Food was Steve’s biggest worry for winter. His family needed to have enough food stored up to make it through the long months ahead. Most people were doing a pretty good job of hunting, fishing, and gardening, but it was early June. People were eating what they were gathering and growing. There wasn’t much of a surplus now. Maybe in the fall there would a surplus, but probably not a huge amount. Not many people realized how they needed to gather and store food now because nothing would grow in the winter.

Some people in town were not even trying to hunt, fish, or garden. A sizable number of them were still sitting around waiting for people to take care of them. Generations of an entitlement society where everything was handed out created expectations that were very hard to break. The people of Forks were very generous to each other. The lazy people kept getting things from others. Why would the lazy think he or she needed to do anything? Food just showed up all the time. Why worry?

Steve realized that the charity would stop when the food was getting low, which would likely be in the fall. The older folks and disabled would still be taken care of, but the shitbags, as Steve called them, would not. They would be stunned. And hungry. And pissed. It would get nasty. Steve urged the people in town to stop giving food to able-bodied people now. Some listened to him, others did not, especially those with a family member who was a shitbag.

Rifts were already forming along family lines. This was the security concern that Steve had.

Two days earlier, some shitbag teenagers got drunk and decided to steal again. This had happened earlier and resulted in one of them getting shot. It was the same group of kids. Steve didn’t understand why they didn’t learn their lesson the first time around.

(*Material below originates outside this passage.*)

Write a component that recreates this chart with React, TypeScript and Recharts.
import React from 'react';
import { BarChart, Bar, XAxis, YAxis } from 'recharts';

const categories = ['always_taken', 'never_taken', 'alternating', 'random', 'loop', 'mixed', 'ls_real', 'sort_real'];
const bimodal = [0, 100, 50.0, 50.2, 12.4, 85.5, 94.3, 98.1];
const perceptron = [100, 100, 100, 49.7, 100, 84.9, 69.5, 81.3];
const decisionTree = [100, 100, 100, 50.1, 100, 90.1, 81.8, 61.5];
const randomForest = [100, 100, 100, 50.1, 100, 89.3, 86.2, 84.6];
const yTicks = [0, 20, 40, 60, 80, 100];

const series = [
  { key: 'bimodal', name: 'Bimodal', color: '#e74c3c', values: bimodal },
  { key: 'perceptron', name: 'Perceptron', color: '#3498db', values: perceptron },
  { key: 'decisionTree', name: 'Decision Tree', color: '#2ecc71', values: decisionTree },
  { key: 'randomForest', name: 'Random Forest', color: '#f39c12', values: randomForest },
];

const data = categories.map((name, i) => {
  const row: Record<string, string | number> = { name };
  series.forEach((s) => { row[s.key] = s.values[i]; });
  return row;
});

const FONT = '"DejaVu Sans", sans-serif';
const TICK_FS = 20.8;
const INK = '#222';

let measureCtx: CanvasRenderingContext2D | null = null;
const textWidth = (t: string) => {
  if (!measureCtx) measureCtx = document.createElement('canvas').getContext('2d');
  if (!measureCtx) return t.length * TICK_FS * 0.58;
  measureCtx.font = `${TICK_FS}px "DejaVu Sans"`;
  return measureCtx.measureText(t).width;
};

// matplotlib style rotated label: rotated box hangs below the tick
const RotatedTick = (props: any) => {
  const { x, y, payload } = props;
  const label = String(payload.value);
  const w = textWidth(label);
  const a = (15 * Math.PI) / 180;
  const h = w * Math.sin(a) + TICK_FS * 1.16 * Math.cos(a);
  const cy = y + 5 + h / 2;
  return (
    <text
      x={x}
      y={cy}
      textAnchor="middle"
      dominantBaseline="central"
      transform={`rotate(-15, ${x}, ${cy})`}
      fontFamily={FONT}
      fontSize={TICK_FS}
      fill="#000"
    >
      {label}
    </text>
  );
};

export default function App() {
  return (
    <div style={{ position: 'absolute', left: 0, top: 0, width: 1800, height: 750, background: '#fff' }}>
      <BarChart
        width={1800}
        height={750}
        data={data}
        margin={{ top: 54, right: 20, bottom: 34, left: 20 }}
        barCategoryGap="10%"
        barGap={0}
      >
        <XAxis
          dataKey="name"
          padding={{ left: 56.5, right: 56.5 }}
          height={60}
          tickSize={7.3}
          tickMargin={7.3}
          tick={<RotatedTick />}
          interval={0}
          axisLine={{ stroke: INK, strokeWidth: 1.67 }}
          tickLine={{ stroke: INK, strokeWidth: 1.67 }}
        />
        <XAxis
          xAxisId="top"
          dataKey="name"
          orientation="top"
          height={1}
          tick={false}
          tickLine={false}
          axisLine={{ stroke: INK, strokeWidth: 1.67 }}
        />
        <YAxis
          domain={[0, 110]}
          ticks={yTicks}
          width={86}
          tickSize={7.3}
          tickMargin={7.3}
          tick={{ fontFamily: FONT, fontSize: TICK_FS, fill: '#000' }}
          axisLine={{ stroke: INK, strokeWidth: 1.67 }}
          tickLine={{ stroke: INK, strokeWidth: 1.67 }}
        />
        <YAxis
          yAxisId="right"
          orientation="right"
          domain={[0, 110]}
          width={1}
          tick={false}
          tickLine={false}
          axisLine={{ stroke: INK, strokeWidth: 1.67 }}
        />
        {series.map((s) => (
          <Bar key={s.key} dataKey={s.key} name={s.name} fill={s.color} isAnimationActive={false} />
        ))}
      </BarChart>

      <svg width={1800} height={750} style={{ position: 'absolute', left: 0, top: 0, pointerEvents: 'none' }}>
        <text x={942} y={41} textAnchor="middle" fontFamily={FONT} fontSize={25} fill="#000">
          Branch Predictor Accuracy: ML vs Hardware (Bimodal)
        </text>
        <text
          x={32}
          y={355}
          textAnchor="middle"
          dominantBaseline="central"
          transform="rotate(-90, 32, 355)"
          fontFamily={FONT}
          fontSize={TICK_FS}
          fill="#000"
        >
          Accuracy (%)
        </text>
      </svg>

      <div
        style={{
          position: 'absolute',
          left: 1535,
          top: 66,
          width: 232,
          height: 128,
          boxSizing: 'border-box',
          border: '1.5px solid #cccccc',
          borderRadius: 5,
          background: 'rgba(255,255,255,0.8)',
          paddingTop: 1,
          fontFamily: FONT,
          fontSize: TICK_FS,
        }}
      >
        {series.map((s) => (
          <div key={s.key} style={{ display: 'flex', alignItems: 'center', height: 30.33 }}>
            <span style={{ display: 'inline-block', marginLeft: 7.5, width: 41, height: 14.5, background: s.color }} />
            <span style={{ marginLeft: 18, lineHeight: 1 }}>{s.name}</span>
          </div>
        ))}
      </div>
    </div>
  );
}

The problem was that the kids were the children of some of the guards. The guards whose kids were out stealing didn’t want to do much about it. They had a “kids will be kids” approach to some serious crime. The other guards, who were not related to the shitbags, didn’t see it that way. They thought the crime needed to be put down, hard. Not killing the kids, but definitely putting them in the makeshift jail for as long as it took. Probably until things got back to normal, if that ever happened.

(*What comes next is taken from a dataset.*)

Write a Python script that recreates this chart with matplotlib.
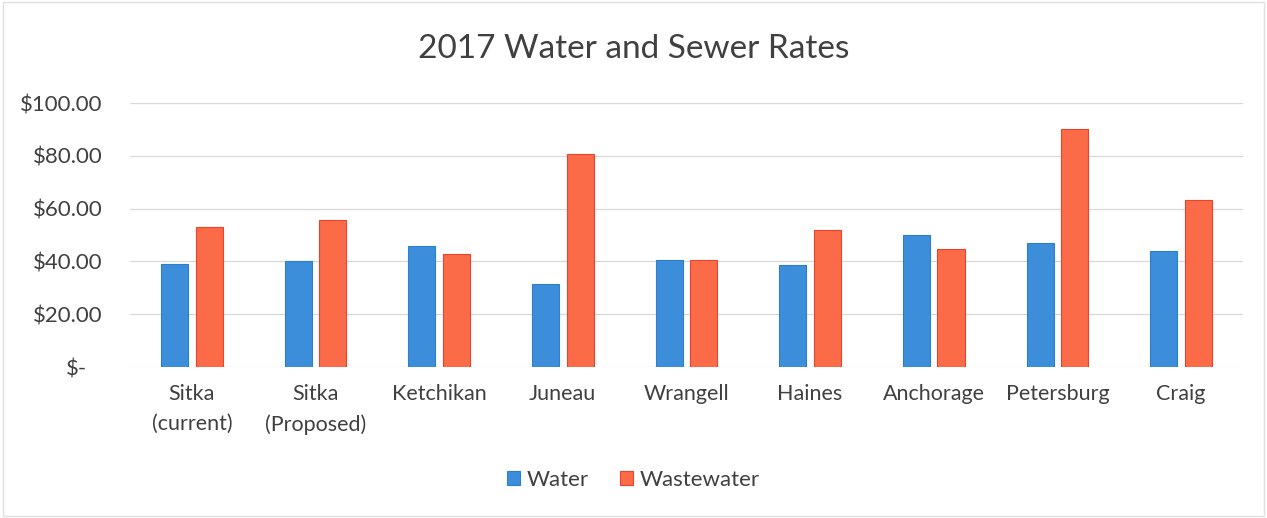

It came to a head during a shift change of the guards. Members of the two factions started arguing loudly. There was pushing and shoving followed by a fistfight. Guns came out. Steve realized he needed to take control of the situation. He fired his pistol into the air, just like in the movies. It worked; everyone stopped in their tracks. After they all calmed down, Steve announced that the kids would be picked up and the town would decide what to do with them. Any guard who didn’t agree could go home and not come back. Steve realized that he was risking a civil war in the town, but something had to be done. Some of the relatives of the shitbags left. That was about ten percent of the guards. Fine.

Steve was also worried about external threats. What if a big gang came down Highway 101? Would the town’s few dozen guards on duty at any given time be able to repel them? Some of these roving gangs were beyond comprehension. They had a hundred or more vicious killers. The hams told stories about them. Steve attributed the stories to the rumor mill or grand exaggeration. But still. A hundred bikers, or Mexicans, or Russians, or ex-military, or whoever was a serious threat.

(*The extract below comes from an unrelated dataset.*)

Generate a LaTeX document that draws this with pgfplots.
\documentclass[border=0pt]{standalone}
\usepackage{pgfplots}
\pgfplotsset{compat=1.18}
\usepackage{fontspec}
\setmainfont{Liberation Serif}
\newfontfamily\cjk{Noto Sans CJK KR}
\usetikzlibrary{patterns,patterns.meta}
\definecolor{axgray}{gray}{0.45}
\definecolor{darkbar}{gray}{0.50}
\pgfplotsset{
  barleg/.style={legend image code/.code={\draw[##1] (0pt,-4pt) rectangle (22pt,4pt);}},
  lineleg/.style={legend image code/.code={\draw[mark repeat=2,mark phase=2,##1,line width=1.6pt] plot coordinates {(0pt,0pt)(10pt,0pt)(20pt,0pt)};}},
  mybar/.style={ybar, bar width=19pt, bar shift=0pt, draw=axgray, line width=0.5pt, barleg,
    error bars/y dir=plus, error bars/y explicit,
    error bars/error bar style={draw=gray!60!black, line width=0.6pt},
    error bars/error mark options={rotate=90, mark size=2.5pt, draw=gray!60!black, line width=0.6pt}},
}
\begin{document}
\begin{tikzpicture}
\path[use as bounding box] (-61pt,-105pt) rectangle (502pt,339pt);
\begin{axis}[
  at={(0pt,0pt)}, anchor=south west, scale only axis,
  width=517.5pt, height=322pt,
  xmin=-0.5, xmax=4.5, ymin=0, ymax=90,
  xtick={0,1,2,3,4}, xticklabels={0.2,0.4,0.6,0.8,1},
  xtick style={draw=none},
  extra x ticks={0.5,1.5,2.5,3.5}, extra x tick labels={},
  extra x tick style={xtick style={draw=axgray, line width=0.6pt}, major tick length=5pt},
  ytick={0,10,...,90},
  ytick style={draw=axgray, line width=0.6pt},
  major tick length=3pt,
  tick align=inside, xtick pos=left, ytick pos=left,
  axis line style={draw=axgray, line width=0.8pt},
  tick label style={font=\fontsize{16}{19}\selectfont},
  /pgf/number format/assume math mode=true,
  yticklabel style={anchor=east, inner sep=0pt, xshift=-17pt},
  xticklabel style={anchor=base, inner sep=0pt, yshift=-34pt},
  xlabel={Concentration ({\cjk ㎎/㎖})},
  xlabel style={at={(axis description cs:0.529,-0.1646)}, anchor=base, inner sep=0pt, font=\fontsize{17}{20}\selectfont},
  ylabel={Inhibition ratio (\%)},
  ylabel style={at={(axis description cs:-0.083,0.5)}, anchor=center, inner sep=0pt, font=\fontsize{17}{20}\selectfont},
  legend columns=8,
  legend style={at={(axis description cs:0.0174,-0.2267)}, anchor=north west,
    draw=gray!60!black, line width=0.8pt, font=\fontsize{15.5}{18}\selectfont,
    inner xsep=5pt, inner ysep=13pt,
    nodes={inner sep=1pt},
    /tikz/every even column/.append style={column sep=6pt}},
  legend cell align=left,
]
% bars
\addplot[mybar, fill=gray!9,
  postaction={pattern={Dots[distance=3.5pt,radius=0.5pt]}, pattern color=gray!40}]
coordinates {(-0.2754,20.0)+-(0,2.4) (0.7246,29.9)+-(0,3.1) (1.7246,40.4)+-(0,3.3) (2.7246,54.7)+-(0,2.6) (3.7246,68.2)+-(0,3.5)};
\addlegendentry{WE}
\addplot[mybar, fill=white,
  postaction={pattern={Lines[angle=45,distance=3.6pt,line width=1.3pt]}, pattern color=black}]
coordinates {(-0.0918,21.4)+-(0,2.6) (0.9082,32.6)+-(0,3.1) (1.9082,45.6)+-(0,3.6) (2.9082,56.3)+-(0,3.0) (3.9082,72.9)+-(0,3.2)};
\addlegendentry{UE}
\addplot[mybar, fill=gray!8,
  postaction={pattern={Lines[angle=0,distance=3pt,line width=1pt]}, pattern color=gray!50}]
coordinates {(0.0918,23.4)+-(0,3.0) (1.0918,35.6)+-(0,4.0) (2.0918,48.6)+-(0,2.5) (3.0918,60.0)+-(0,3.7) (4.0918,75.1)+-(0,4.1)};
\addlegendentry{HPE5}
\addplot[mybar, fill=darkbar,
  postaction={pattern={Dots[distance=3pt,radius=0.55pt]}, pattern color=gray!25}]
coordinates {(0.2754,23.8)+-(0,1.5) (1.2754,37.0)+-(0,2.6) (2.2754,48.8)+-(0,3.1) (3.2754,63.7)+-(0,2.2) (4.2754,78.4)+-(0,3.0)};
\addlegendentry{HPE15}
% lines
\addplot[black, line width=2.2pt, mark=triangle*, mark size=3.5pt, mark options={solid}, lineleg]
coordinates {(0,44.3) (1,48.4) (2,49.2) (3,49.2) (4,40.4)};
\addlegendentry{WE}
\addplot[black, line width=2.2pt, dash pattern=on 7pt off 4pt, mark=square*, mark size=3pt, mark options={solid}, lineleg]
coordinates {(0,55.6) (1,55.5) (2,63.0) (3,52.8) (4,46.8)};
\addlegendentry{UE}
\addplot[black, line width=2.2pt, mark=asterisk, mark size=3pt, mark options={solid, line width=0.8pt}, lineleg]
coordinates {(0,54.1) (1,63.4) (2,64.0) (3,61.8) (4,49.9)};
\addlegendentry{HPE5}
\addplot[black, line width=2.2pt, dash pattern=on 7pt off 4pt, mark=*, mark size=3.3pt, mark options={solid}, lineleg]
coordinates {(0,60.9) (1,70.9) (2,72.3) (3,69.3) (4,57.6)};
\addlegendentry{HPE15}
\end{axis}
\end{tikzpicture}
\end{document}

Remoteness was Forks’ best asset. Steve knew that it took more fuel to get there than it was worth. Why would a gang drive a few hundred miles to take down a town of 3,500 when they could pick off a town or even neighborhood of that size by driving two miles from wherever they were? Besides, why would a gang want to fight gun-toting hillbilly lumberjacks when they would have such an easier time with suburban office workers who didn’t own any guns? It was an easy choice. Steve hoped the gangs kept making that easy choice.